- **WORK TO DO**: Copy all the material that follows, keeping every character the same.
## START
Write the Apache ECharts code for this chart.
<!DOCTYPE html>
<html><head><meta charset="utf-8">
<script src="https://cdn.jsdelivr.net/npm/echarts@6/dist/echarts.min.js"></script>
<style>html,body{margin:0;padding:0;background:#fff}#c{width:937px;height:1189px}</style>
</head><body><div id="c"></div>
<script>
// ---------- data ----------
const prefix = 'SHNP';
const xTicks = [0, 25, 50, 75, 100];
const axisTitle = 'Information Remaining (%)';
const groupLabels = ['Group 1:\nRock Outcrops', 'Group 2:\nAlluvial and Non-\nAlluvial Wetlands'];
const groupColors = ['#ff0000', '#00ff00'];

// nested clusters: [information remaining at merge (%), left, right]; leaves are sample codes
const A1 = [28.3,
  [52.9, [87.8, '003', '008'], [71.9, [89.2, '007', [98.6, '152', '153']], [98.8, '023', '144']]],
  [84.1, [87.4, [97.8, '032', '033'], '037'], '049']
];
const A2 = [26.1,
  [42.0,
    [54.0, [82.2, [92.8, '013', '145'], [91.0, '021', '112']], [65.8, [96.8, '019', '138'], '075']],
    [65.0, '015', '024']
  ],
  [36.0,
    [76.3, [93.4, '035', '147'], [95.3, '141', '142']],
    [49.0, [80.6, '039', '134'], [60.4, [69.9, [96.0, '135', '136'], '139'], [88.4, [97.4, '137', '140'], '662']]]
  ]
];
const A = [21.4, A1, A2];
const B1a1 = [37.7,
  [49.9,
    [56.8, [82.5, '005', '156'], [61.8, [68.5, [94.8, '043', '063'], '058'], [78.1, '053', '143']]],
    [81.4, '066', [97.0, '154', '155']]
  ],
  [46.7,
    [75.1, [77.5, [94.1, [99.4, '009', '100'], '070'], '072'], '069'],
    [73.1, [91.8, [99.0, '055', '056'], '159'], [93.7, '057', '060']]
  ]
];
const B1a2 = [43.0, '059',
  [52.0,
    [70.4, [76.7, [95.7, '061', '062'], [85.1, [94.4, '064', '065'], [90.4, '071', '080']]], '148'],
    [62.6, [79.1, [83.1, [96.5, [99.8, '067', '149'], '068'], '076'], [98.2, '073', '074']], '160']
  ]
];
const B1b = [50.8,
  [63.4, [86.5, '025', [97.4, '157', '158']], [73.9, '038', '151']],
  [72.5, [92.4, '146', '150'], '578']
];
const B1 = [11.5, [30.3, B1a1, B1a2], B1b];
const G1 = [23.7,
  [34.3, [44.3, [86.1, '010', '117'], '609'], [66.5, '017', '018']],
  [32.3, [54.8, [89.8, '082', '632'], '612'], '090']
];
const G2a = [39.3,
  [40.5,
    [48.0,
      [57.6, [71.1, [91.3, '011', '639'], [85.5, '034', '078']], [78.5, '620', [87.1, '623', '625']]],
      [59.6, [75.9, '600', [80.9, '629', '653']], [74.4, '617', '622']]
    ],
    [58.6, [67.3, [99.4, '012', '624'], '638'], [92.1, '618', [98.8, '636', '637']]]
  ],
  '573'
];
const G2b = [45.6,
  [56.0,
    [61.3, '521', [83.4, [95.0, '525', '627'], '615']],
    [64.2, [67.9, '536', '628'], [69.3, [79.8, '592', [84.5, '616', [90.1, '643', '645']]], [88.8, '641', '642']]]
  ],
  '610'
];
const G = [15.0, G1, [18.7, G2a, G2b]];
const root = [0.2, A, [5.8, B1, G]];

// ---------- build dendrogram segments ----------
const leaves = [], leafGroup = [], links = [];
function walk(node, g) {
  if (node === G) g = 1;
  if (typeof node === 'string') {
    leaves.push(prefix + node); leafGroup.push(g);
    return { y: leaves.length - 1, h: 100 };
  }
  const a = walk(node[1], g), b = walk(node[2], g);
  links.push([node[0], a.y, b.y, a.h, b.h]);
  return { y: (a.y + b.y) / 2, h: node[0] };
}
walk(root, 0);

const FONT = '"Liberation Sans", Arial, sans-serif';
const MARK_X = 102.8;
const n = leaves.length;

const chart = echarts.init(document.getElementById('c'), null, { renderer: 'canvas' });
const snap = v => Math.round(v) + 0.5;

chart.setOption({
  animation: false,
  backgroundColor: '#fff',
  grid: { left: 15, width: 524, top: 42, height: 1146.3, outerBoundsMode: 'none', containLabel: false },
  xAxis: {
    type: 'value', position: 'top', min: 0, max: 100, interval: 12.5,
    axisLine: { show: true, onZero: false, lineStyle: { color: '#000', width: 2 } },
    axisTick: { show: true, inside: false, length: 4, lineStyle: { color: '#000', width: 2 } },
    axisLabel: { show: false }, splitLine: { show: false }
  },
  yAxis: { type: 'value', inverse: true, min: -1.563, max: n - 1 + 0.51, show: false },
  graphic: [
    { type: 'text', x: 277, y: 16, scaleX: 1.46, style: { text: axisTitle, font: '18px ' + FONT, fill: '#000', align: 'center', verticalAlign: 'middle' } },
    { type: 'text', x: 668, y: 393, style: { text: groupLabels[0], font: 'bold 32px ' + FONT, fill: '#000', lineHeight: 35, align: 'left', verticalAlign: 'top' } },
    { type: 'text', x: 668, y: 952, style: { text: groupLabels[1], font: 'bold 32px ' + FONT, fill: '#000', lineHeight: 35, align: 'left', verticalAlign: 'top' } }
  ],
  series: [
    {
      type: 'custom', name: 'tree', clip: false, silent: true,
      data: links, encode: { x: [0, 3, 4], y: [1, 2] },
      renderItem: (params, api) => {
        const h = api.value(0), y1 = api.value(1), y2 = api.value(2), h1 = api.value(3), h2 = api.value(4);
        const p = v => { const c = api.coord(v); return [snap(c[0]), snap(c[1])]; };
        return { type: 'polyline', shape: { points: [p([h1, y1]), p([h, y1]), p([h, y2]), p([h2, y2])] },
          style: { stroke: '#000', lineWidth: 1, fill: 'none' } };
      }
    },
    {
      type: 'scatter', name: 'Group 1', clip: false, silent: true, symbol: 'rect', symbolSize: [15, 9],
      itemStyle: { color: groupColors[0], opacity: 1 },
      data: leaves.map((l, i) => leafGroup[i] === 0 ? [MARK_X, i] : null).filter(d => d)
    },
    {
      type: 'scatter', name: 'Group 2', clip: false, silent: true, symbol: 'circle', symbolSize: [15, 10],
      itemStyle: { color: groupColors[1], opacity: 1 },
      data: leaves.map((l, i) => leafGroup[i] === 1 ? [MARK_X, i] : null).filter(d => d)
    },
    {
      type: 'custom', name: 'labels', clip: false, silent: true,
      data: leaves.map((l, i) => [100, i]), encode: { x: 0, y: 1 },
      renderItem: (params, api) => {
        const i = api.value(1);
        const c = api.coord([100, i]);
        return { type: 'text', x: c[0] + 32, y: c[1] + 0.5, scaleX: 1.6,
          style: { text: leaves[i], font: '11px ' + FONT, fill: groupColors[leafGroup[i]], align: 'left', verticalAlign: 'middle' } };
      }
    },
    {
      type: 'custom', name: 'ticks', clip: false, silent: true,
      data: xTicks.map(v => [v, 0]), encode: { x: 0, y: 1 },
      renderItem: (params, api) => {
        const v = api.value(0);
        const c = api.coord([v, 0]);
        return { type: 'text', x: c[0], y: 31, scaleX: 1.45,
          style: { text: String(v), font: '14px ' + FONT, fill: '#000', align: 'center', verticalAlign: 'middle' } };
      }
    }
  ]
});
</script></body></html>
## END
- **PROBLEM SOLUTION**:
Write the Apache ECharts code for this chart.
<!DOCTYPE html>
<html><head><meta charset="utf-8">
<script src="https://cdn.jsdelivr.net/npm/echarts@6/dist/echarts.min.js"></script>
<style>html,body{margin:0;padding:0;background:#fff}#c{width:937px;height:1189px}</style>
</head><body><div id="c"></div>
<script>
// ---------- data ----------
const prefix = 'SHNP';
const xTicks = [0, 25, 50, 75, 100];
const axisTitle = 'Information Remaining (%)';
const groupLabels = ['Group 1:\nRock Outcrops', 'Group 2:\nAlluvial and Non-\nAlluvial Wetlands'];
const groupColors = ['#ff0000', '#00ff00'];

// nested clusters: [information remaining at merge (%), left, right]; leaves are sample codes
const A1 = [28.3,
  [52.9, [87.8, '003', '008'], [71.9, [89.2, '007', [98.6, '152', '153']], [98.8, '023', '144']]],
  [84.1, [87.4, [97.8, '032', '033'], '037'], '049']
];
const A2 = [26.1,
  [42.0,
    [54.0, [82.2, [92.8, '013', '145'], [91.0, '021', '112']], [65.8, [96.8, '019', '138'], '075']],
    [65.0, '015', '024']
  ],
  [36.0,
    [76.3, [93.4, '035', '147'], [95.3, '141', '142']],
    [49.0, [80.6, '039', '134'], [60.4, [69.9, [96.0, '135', '136'], '139'], [88.4, [97.4, '137', '140'], '662']]]
  ]
];
const A = [21.4, A1, A2];
const B1a1 = [37.7,
  [49.9,
    [56.8, [82.5, '005', '156'], [61.8, [68.5, [94.8, '043', '063'], '058'], [78.1, '053', '143']]],
    [81.4, '066', [97.0, '154', '155']]
  ],
  [46.7,
    [75.1, [77.5, [94.1, [99.4, '009', '100'], '070'], '072'], '069'],
    [73.1, [91.8, [99.0, '055', '056'], '159'], [93.7, '057', '060']]
  ]
];
const B1a2 = [43.0, '059',
  [52.0,
    [70.4, [76.7, [95.7, '061', '062'], [85.1, [94.4, '064', '065'], [90.4, '071', '080']]], '148'],
    [62.6, [79.1, [83.1, [96.5, [99.8, '067', '149'], '068'], '076'], [98.2, '073', '074']], '160']
  ]
];
const B1b = [50.8,
  [63.4, [86.5, '025', [97.4, '157', '158']], [73.9, '038', '151']],
  [72.5, [92.4, '146', '150'], '578']
];
const B1 = [11.5, [30.3, B1a1, B1a2], B1b];
const G1 = [23.7,
  [34.3, [44.3, [86.1, '010', '117'], '609'], [66.5, '017', '018']],
  [32.3, [54.8, [89.8, '082', '632'], '612'], '090']
];
const G2a = [39.3,
  [40.5,
    [48.0,
      [57.6, [71.1, [91.3, '011', '639'], [85.5, '034', '078']], [78.5, '620', [87.1, '623', '625']]],
      [59.6, [75.9, '600', [80.9, '629', '653']], [74.4, '617', '622']]
    ],
    [58.6, [67.3, [99.4, '012', '624'], '638'], [92.1, '618', [98.8, '636', '637']]]
  ],
  '573'
];
const G2b = [45.6,
  [56.0,
    [61.3, '521', [83.4, [95.0, '525', '627'], '615']],
    [64.2, [67.9, '536', '628'], [69.3, [79.8, '592', [84.5, '616', [90.1, '643', '645']]], [88.8, '641', '642']]]
  ],
  '610'
];
const G = [15.0, G1, [18.7, G2a, G2b]];
const root = [0.2, A, [5.8, B1, G]];

// ---------- build dendrogram segments ----------
const leaves = [], leafGroup = [], links = [];
function walk(node, g) {
  if (node === G) g = 1;
  if (typeof node === 'string') {
    leaves.push(prefix + node); leafGroup.push(g);
    return { y: leaves.length - 1, h: 100 };
  }
  const a = walk(node[1], g), b = walk(node[2], g);
  links.push([node[0], a.y, b.y, a.h, b.h]);
  return { y: (a.y + b.y) / 2, h: node[0] };
}
walk(root, 0);

const FONT = '"Liberation Sans", Arial, sans-serif';
const MARK_X = 102.8;
const n = leaves.length;

const chart = echarts.init(document.getElementById('c'), null, { renderer: 'canvas' });
const snap = v => Math.round(v) + 0.5;

chart.setOption({
  animation: false,
  backgroundColor: '#fff',
  grid: { left: 15, width: 524, top: 42, height: 1146.3, outerBoundsMode: 'none', containLabel: false },
  xAxis: {
    type: 'value', position: 'top', min: 0, max: 100, interval: 12.5,
    axisLine: { show: true, onZero: false, lineStyle: { color: '#000', width: 2 } },
    axisTick: { show: true, inside: false, length: 4, lineStyle: { color: '#000', width: 2 } },
    axisLabel: { show: false }, splitLine: { show: false }
  },
  yAxis: { type: 'value', inverse: true, min: -1.563, max: n - 1 + 0.51, show: false },
  graphic: [
    { type: 'text', x: 277, y: 16, scaleX: 1.46, style: { text: axisTitle, font: '18px ' + FONT, fill: '#000', align: 'center', verticalAlign: 'middle' } },
    { type: 'text', x: 668, y: 393, style: { text: groupLabels[0], font: 'bold 32px ' + FONT, fill: '#000', lineHeight: 35, align: 'left', verticalAlign: 'top' } },
    { type: 'text', x: 668, y: 952, style: { text: groupLabels[1], font: 'bold 32px ' + FONT, fill: '#000', lineHeight: 35, align: 'left', verticalAlign: 'top' } }
  ],
  series: [
    {
      type: 'custom', name: 'tree', clip: false, silent: true,
      data: links, encode: { x: [0, 3, 4], y: [1, 2] },
      renderItem: (params, api) => {
        const h = api.value(0), y1 = api.value(1), y2 = api.value(2), h1 = api.value(3), h2 = api.value(4);
        const p = v => { const c = api.coord(v); return [snap(c[0]), snap(c[1])]; };
        return { type: 'polyline', shape: { points: [p([h1, y1]), p([h, y1]), p([h, y2]), p([h2, y2])] },
          style: { stroke: '#000', lineWidth: 1, fill: 'none' } };
      }
    },
    {
      type: 'scatter', name: 'Group 1', clip: false, silent: true, symbol: 'rect', symbolSize: [15, 9],
      itemStyle: { color: groupColors[0], opacity: 1 },
      data: leaves.map((l, i) => leafGroup[i] === 0 ? [MARK_X, i] : null).filter(d => d)
    },
    {
      type: 'scatter', name: 'Group 2', clip: false, silent: true, symbol: 'circle', symbolSize: [15, 10],
      itemStyle: { color: groupColors[1], opacity: 1 },
      data: leaves.map((l, i) => leafGroup[i] === 1 ? [MARK_X, i] : null).filter(d => d)
    },
    {
      type: 'custom', name: 'labels', clip: false, silent: true,
      data: leaves.map((l, i) => [100, i]), encode: { x: 0, y: 1 },
      renderItem: (params, api) => {
        const i = api.value(1);
        const c = api.coord([100, i]);
        return { type: 'text', x: c[0] + 32, y: c[1] + 0.5, scaleX: 1.6,
          style: { text: leaves[i], font: '11px ' + FONT, fill: groupColors[leafGroup[i]], align: 'left', verticalAlign: 'middle' } };
      }
    },
    {
      type: 'custom', name: 'ticks', clip: false, silent: true,
      data: xTicks.map(v => [v, 0]), encode: { x: 0, y: 1 },
      renderItem: (params, api) => {
        const v = api.value(0);
        const c = api.coord([v, 0]);
        return { type: 'text', x: c[0], y: 31, scaleX: 1.45,
          style: { text: String(v), font: '14px ' + FONT, fill: '#000', align: 'center', verticalAlign: 'middle' } };
      }
    }
  ]
});
</script></body></html>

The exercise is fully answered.